§ GIVEN REQUEST
Write each line of the material exactly as given, from the top through the line that contains "from matplotlib.patches import Patch", and omit all pictures.

§ DATA SEGMENT
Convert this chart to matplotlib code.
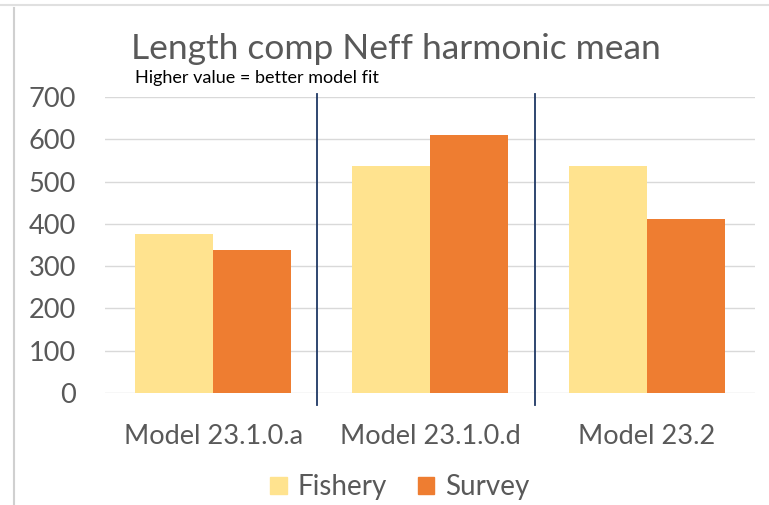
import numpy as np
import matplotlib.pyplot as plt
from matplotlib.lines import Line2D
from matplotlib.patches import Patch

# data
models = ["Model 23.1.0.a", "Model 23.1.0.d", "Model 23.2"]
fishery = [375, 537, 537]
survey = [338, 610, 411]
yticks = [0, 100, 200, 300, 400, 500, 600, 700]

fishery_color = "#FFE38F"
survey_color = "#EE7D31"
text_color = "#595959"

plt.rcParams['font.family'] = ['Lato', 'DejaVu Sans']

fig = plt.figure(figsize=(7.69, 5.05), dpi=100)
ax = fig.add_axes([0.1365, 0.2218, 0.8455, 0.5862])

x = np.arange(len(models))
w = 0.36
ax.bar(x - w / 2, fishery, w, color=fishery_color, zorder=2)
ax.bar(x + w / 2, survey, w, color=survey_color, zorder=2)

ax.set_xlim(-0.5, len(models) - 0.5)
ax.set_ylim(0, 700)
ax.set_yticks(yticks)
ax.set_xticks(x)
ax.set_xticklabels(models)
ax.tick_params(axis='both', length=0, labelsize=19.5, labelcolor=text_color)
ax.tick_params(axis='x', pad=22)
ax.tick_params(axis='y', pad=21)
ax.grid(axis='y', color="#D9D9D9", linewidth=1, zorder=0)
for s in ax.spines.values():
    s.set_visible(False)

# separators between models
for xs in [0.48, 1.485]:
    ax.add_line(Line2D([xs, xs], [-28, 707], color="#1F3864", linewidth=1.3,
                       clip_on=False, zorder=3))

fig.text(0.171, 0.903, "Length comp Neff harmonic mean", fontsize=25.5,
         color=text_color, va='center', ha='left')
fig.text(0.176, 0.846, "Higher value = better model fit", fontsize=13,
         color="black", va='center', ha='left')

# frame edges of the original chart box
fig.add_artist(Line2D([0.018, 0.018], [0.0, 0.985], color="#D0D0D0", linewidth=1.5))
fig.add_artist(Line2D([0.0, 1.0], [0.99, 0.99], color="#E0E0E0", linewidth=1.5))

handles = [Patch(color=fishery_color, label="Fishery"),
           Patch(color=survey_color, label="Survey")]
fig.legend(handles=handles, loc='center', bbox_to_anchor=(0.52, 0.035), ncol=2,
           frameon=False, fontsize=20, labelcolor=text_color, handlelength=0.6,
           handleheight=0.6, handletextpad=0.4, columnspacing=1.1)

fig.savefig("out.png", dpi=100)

§ RESULT BELOW
Convert this chart to matplotlib code.
import numpy as np
import matplotlib.pyplot as plt
from matplotlib.lines import Line2D
from matplotlib.patches import Patch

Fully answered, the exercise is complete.